The European CLO market finally reopened late on Monday when two new issues, first from Permira Debt Advisors and then from Apollo's Redding Ridge Asset Management, priced one after the other. Pricing details for a third deal, from KKR, emerged on Tuesday.
The market had been shut since March 11, but several managers have been exploring new deals and new structures with investors.
Permira sold Providus CLO IV via arranger Citigroup. Like the manager's previous CLOs, the underlying loans were selected according to ESG criteria.
But unlike those trades the deal is small at just €207.5m. Pricing details show five tranches rated by S&P and Fitch from Triple A to BB-, and all priced below par. Under normal market conditions only Double B and Single B tranches are routinely priced below par.
The Triple As make up some 54% of the debt structure, compared to 61% for Permira's previous CLO in June last year.
A large subordinate piece weighs in at €34.2m, or 16% of the structure. In the previous deal the subs and the Single B tranche combined made up 12%.
The non-call period and reinvestment periods are also much shorter than normal, both at one year compared to the typical two years of non-call and 4.5 years for reinvestment.
The short non-call period combined with the below-par pricing appears designed to attract investors expecting the economy and the CLO market will have recovered enough to encourage a par call after one year.
The Triple As were sold at a discount margin of 200bp over three-month Euribor, the Double As at 300bp, the Single As at 400bp, the BBB/BBB- tranche at 625bp and the BB-/BB- tranche at 1025bp.
It is not clear when the loans in the portfolio were bought. One source away from the deal said it appeared to have been downsized from an initial €350m-€400m which could indicate Permira had hoped to bring a deal less than 50% ramped up.
That would have provided it with funds to buy new loans at discounted prices, taking advantage of fallen loan prices.
Citigroup and Permira could not be reached for comment.
Market sources said another manager, Oaktree, had been exploring a new issue at a low ramp of potentially 35% two or three weeks earlier, providing firepower to pick up low-priced assets, but nothing has since been seen on that transaction.
And prices for many loans have since recovered much of the ground they had lost.
"Some managers probably took the view that they could buy performing good quality names in the 80s or 90s and run the CLO that way," one investor told IFR last week.
"But if you're now buying those loans at 95% or higher, that becomes problematic.
"And if you're buying troubled names in, say, the 70s, I don't think there are many debt investors that will give you money for that," the investor said.
Given the speed with which parts of the loan market recovered, the window for building a new CLO - given current wide prices for the debt - may well have closed.
While market participants say Permira's CLO was widely syndicated, that was not the case with the other two new issues.
Redding Ridge's CLO, arranged by BNP Paribas, was sold off an already existing SPV, Zinnia Finance, rather than a new SPV named under the manager's "RRE" series.

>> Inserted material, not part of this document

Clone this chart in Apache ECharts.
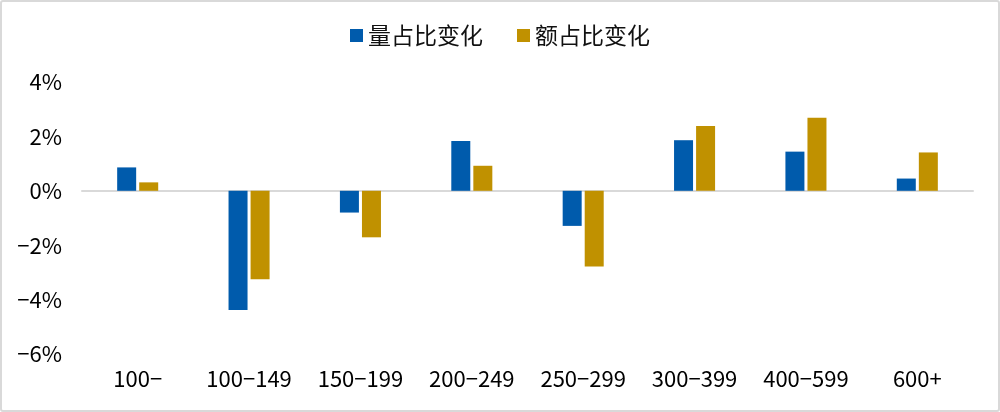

A source said the portfolio was already well-ramped. The deal has a longer non-call period and a longer-reinvestment period than Permira's Providus. The non-call ends in November 2021 and reinvestment can run to April 2023.
The €300m Zinnia sold its Class A1, rated Triple A by Moody's, S&P and KBRA, at 225bp over three-month Euribor, while the Double A rated Class A2 came at 350bp. Those tranches were priced at par.
The issue prices were not disclosed for the rest of the stack. Rated only by S&P and KBRA, the AA-/AA- tranche came at 375bp over three-month Euribor, the A-/A- at 425bp and the BBB-/BBB- at 575bp.
Pricing details for the third new issue CLO since the market shutdown, KKR's Avoca CLO XXIV, were seen on Tuesday afternoon. Citigroup arranged the €339m transaction, which has a one-year non-call and a three-year reinvestment period.
All rated notes were priced below par. The A1, rated Triple A by S&P and Fitch, printed at a 195bp DM. Coming pari-passu is a Class A2 at the same rating but subject to a Euribor cap of 1.5%.
The Double As were priced at a 275bp DM, the Single As at 375bp and the BBB-/BBB- tranche at 625bp.